The Veterans Administration has announced new rules for evaluating net worth, asset transfers and income exclusions under the Aid and Attendance program for wartime veterans and their surviving spouses. These changes go into effect on October 18, 2018 so it may be your last chance to plan before that date.
Aid and Attendance Benefits: The Aid and Attendance program provides tax-free income benefits to qualified veterans and widows of veterans over the age of 65 to offset the cost of care at home, in an assisted living facility or a nursing home. Unlike many VA programs, Aid and Attendance benefits are not tied to service-connected disability determinations. In order to qualify for these benefits the following requirements must be met:
(1) The Veteran cannot have been dishonorably discharged
(2) The Veteran must have served at least 90 days, 1 day of which was during a period of armed conflict (WWII, Korea, Vietnam, Gulf War). Service does not have to be in the theatre of war.
(3) The Veteran’s net worth cannot exceed a specified maximum ($123,600 in 2018).
(4) The Veteran’s household gross income (including the spouse’s income), after applicable deductions, cannot exceed specified thresholds based on marital status and number of dependents.
(5) The Veteran must require help with activities of daily living.
Net Worth: Prior to the rule change, there was no hard and fast net worth cap. Depending on the Veteran’s age, maximum net worth varied between $40,000 and $80,000. The new rules provide a set maximum of $123,600 regardless of age, and specify what counts in determining net worth. Under the new rules, net worth is determined by adding the fair market value of “countable assets” (almost everything owned by the Veteran and spouse, other than a principal residence, a car and personal property) to the applicant’s total household annual gross income, and deducting certain unreimbursed medical expenses. Unreimbursed medical expenses include any medical expenses the Veteran will not be reimbursed for from any source and include: health insurance premiums and deductibles, co-pays, Medicare premiums, and the entire cost associated with home-health care, assisted living care and nursing home care.
Income: The amount of the monthly benefit that may be paid to the Veteran is determined by comparing the household’s gross monthly income against the following thresholds. When that income is lower than the applicable threshold, the VA will bring their income up to the specified amount; in other words, will make-up the shortfall. As described above, income is gross annual income less qualified unreimbursed medical expenses
Threshold Max Monthly Benefit
Single Veteran with no dependents $21,962 $1,830
Veteran with spouse or one dependent $26,036 $2,169
Surviving Spouse of Veteran $14,112 $1,176
For example if a single Veteran’s gross annual income totals $40,000 and he/she resides in an assisted living facility costing $4,000/month ($48,000/year), the Veteran would be entitled to the maximum monthly benefit of $1,830 per month to apply against the cost of his or her care (annual income of $40,000 – $48,000 unreimbursed medical expenses = negative $8,000) which offsets all countable income. If, however, gross annual income was $60,000, after subtracting the unreimbursed medical expenses, countable income would total $12,000. The monthly benefit in that case would be approximately $813 ($21,962 minus countable income of $12,000 = $9,962 divided by 12 months = $830 per month).

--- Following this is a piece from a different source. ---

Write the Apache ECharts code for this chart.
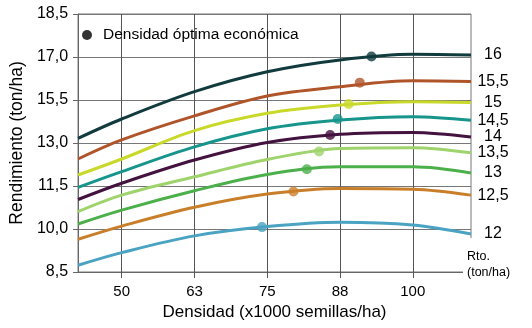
<!DOCTYPE html>
<html>
<head>
<meta charset="utf-8">
<script src="https://cdn.jsdelivr.net/npm/echarts@6/dist/echarts.min.js"></script>
<style>html,body{margin:0;padding:0;background:#fff;}#c{width:532px;height:328px;}</style>
</head>
<body>
<div id="c"></div>
<script>
// Density (x1000 seeds/ha) sample points
const densidad = [42.5, 50, 62.5, 75, 87.5, 100, 110];
// Yield curves (ton/ha), one per "Rto." level
const rto16   = [13.68, 14.43, 15.49, 16.26, 16.72, 16.94, 16.91];
const rto15_5 = [12.88, 13.62, 14.55, 15.32, 15.68, 15.91, 15.88];
const rto15   = [12.26, 12.88, 13.98, 14.65, 14.97, 15.10, 15.07];
const rto14_5 = [11.78, 12.39, 13.35, 14.05, 14.39, 14.52, 14.38];
const rto14   = [11.31, 11.94, 12.84, 13.52, 13.84, 13.91, 13.73];
const rto13_5 = [10.84, 11.48, 12.19, 12.86, 13.29, 13.32, 13.12];
const rto13   = [10.36, 10.90, 11.65, 12.28, 12.58, 12.58, 12.34];
const rto12_5 = [9.77, 10.28, 11.01, 11.52, 11.74, 11.71, 11.48];
const rto12   = [8.76, 9.25, 9.90, 10.26, 10.43, 10.32, 9.97];
// Economic optimum density points (same order as curves)
const optDensidad = [92.9, 90.9, 89.0, 87.1, 85.8, 83.9, 81.8, 79.5, 74.1];
const optRto      = [16.85, 15.84, 15.01, 14.43, 13.81, 13.17, 12.48, 11.62, 10.24];
// Labels
const curveLabels = ['16', '15,5', '15', '14,5', '14', '13,5', '13', '12,5', '12'];
const yTickLabels = ['8,5', '10,0', '11,5', '13,0', '15,5', '17,0', '18,5'];
const xTickValues = [50, 62.5, 75, 87.5, 100];

const curves = [rto16, rto15_5, rto15, rto14_5, rto14, rto13_5, rto13, rto12_5, rto12];
const colors = ['#123b3e', '#b0552a', '#c9d92a', '#17958c', '#43123f', '#9fd36c', '#4bb04a', '#c97f2a', '#4aa3c2'];

const yMin = 8.5, yMax = 18.5;
const yTickValues = yTickLabels.map((_, i) => yMin + i * (yMax - yMin) / (yTickLabels.length - 1));

const FONT = "'Liberation Sans', Arial, sans-serif";

const series = curves.map((vals, k) => ({
  type: 'line',
  name: 'Rto ' + curveLabels[k],
  data: densidad.map((d, i) => [d, vals[i]]),
  smooth: 0.35,
  showSymbol: false,
  symbol: 'none',
  lineStyle: { color: colors[k], width: 3 },
  itemStyle: { color: colors[k] },
  z: 2,
  endLabel: {
    show: true,
    formatter: () => curveLabels[k],
    color: '#000',
    fontSize: 16,
    fontFamily: FONT,
    align: 'center',
    distance: 22
  },
  silent: true
}));

series.push({
  type: 'scatter',
  name: 'Densidad óptima económica',
  data: optDensidad.map((d, i) => ({ value: [d, optRto[i]], itemStyle: { color: colors[i] } })),
  symbolSize: 10,
  itemStyle: { color: '#000' },
  z: 3,
  silent: true
});

const chart = echarts.init(document.getElementById('c'), null, { renderer: 'canvas' });
chart.setOption({
  animation: false,
  backgroundColor: '#fff',
  grid: { left: 73, right: 61, top: 14, bottom: 56, show: true, borderColor: '#777', borderWidth: 1, backgroundColor: 'transparent' },
  legend: {
    data: ['Densidad óptima económica'],
    left: 77, top: 22,
    icon: 'circle', itemWidth: 10, itemHeight: 10,
    textStyle: { fontSize: 15.5, fontFamily: FONT, color: '#000', padding: [0, 0, 0, 6] },
    selectedMode: false
  },
  xAxis: {
    type: 'value', min: 42.5, max: 110,
    name: 'Densidad (x1000 semillas/ha)', nameLocation: 'middle', nameGap: 31,
    nameTextStyle: { fontSize: 17, fontFamily: FONT, color: '#000' },
    axisLine: { show: true, lineStyle: { color: '#666', width: 1 } },
    axisTick: { show: true, length: 6, customValues: xTickValues, lineStyle: { color: '#555' } },
    axisLabel: { customValues: xTickValues, formatter: v => String(Math.round(v)), fontSize: 15, fontFamily: FONT, color: '#000', margin: 12 },
    splitLine: { show: true, lineStyle: { color: '#555', width: 1 } }
  },
  yAxis: {
    type: 'value', min: yMin, max: yMax,
    name: 'Rendimiento (ton/ha)', nameLocation: 'middle', nameGap: 44,
    nameTextStyle: { fontSize: 17.5, fontFamily: FONT, color: '#000' },
    axisLine: { show: true, lineStyle: { color: '#666', width: 1 } },
    axisTick: { show: true, length: 5, customValues: yTickValues, lineStyle: { color: '#666' } },
    axisLabel: {
      customValues: yTickValues,
      formatter: v => { let best = 0; yTickValues.forEach((t, i) => { if (Math.abs(t - v) < Math.abs(yTickValues[best] - v)) best = i; }); return yTickLabels[best]; },
      fontSize: 16, fontFamily: FONT, color: '#000', margin: 10
    },
    splitLine: { show: true, lineStyle: { color: '#777', width: 1 } }
  },
  graphic: [
    { type: 'rect', shape: { x: 463, y: 238, width: 69, height: 50 }, style: { fill: '#fff' }, z: 1, silent: true },
    { type: 'text', x: 467, y: 250, style: { text: 'Rto.', fontSize: 12.5, fontFamily: FONT, fill: '#000' }, z: 4 },
    { type: 'text', x: 467, y: 266, style: { text: '(ton/ha)', fontSize: 12.5, fontFamily: FONT, fill: '#000' }, z: 4 }
  ],
  series: series
});
</script>
</body>
</html>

Asset Transfers: This is a very significant change. Prior to the rule change, there were no penalties associated with giving away assets in order to qualify. Under the new rules, the VA will look-back 36 months before the date of filing to see if any of the applicant’s assets were given away, and if so, will calculate a period of ineligibility for benefits, with the penalty determined by dividing the value of the gifted assets by the monthly maximum Aid and Attendance benefit, which in most cases for married Veterans is $2,169. The penalty period begins on the first day of the month after the month of transfer and cannot exceed five years. Further, only transfers of non-exempt assets are subject to the penalty, so if an applicant’s net worth is already below $123,600, transfers of those assets should not result in a penalty. If assets are placed in an irrevocable/non-cancelable annuity or trust (a common planning technique prior to the rule change), it will now be treated as a gift resulting in imposition of a penalty period. The penalty can be cured by undoing all or a portion of the gift, but must be done within 60 days of the VA Notice of penalty and the VA must be notified of the cure within 90 days.
Assistance with ADLs: To qualify for Aid and Attendance benefits, the Veteran (or widow) must either be blind, live in a nursing home, or, if living at home or in an assisted living facility, require assistance with at least two “activities of dialing living” (ADLs), which typically consist of: dressing; bathing, feeding, toileting, transferring. The new rules now include personal assistance with ambulation at home. This does not include use of a walker or cane, but requires assistance by a person.
One other significant change applicable to assisted living facilities is that the full cost of care will be covered not only when the applicant requires assistance with at least two ADLs, but also if the applicant’s doctor affirms in writing that the person must live in such a facility due to the need for “supervision because an individual with a physical, mental, developmental, or cognitive disorder requires care or assistance on a regular basis to protect the individual from hazards or dangers incident to his or her daily environment.” This expansion is significant in that many individuals with cognitive deficits may not require assistance with at least two ADLs and before now would not qualify.